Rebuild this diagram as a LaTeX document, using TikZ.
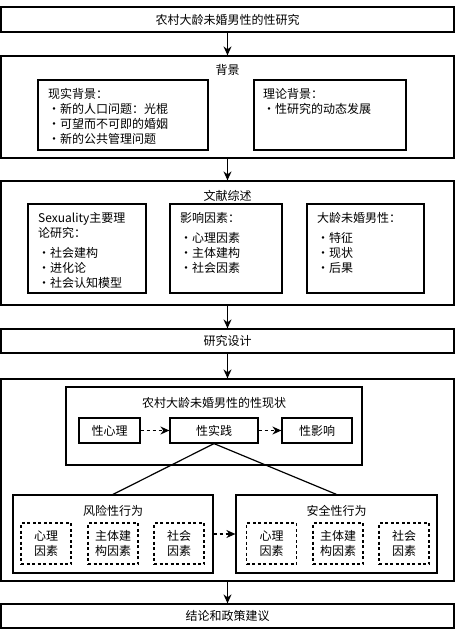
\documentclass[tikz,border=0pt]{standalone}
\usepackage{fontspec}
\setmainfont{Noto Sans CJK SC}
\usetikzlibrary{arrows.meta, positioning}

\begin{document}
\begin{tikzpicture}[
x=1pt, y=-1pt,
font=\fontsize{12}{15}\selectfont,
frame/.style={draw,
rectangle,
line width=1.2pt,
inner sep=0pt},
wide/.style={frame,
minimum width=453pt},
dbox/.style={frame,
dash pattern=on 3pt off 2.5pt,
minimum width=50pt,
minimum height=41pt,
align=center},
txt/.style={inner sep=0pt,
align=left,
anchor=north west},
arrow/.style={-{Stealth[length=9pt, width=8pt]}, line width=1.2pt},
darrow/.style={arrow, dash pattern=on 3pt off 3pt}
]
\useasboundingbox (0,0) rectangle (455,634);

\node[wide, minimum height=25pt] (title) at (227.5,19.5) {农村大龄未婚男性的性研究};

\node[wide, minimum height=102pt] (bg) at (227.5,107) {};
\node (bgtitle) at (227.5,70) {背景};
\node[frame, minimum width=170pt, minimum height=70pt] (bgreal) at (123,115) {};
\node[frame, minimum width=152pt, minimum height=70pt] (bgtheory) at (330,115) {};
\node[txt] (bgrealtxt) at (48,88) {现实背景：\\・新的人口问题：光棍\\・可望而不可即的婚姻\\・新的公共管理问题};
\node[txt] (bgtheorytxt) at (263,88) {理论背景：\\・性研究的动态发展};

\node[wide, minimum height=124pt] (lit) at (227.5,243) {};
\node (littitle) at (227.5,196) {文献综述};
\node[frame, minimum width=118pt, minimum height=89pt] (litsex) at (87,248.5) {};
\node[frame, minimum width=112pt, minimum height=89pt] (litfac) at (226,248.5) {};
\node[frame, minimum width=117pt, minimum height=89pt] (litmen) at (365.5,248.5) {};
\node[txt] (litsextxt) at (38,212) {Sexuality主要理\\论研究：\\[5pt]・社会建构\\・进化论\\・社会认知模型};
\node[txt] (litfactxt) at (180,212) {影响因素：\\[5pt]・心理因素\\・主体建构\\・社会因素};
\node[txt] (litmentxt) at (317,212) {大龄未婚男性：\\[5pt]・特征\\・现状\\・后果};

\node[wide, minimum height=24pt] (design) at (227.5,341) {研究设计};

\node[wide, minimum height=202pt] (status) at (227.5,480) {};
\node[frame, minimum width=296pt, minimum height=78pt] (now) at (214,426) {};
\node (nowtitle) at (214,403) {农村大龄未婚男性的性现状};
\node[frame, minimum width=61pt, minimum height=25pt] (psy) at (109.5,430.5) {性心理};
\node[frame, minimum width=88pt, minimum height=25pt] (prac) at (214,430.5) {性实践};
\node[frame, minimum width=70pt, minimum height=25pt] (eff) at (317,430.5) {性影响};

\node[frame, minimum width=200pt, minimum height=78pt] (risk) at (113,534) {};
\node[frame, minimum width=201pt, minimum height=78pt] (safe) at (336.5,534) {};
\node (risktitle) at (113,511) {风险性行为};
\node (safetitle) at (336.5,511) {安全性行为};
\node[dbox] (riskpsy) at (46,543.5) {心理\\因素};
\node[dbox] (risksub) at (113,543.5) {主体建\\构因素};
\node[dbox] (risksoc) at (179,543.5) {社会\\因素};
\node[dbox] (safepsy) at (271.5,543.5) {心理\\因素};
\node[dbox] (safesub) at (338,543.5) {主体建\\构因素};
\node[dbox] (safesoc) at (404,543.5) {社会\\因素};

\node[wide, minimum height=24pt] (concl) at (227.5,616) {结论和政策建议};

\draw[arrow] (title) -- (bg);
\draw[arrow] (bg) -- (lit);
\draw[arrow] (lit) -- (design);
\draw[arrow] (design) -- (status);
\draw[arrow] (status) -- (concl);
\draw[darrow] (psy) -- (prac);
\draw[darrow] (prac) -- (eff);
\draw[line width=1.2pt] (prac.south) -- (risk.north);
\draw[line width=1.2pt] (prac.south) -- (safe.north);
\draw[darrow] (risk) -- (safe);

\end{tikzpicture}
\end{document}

→ TASK STATEMENT: Repeat the lines above, starting at the first and stopping after the line that holds "(bgtheorytxt) at (263,88)", with the pictures left out.

→ EXERCISE RESPONSE:
Rebuild this diagram as a LaTeX document, using TikZ.
\documentclass[tikz,border=0pt]{standalone}
\usepackage{fontspec}
\setmainfont{Noto Sans CJK SC}
\usetikzlibrary{arrows.meta, positioning}

\begin{document}
\begin{tikzpicture}[
x=1pt, y=-1pt,
font=\fontsize{12}{15}\selectfont,
frame/.style={draw,
rectangle,
line width=1.2pt,
inner sep=0pt},
wide/.style={frame,
minimum width=453pt},
dbox/.style={frame,
dash pattern=on 3pt off 2.5pt,
minimum width=50pt,
minimum height=41pt,
align=center},
txt/.style={inner sep=0pt,
align=left,
anchor=north west},
arrow/.style={-{Stealth[length=9pt, width=8pt]}, line width=1.2pt},
darrow/.style={arrow, dash pattern=on 3pt off 3pt}
]
\useasboundingbox (0,0) rectangle (455,634);

\node[wide, minimum height=25pt] (title) at (227.5,19.5) {农村大龄未婚男性的性研究};

\node[wide, minimum height=102pt] (bg) at (227.5,107) {};
\node (bgtitle) at (227.5,70) {背景};
\node[frame, minimum width=170pt, minimum height=70pt] (bgreal) at (123,115) {};
\node[frame, minimum width=152pt, minimum height=70pt] (bgtheory) at (330,115) {};
\node[txt] (bgrealtxt) at (48,88) {现实背景：\\・新的人口问题：光棍\\・可望而不可即的婚姻\\・新的公共管理问题};
\node[txt] (bgtheorytxt) at (263,88) {理论背景：\\・性研究的动态发展};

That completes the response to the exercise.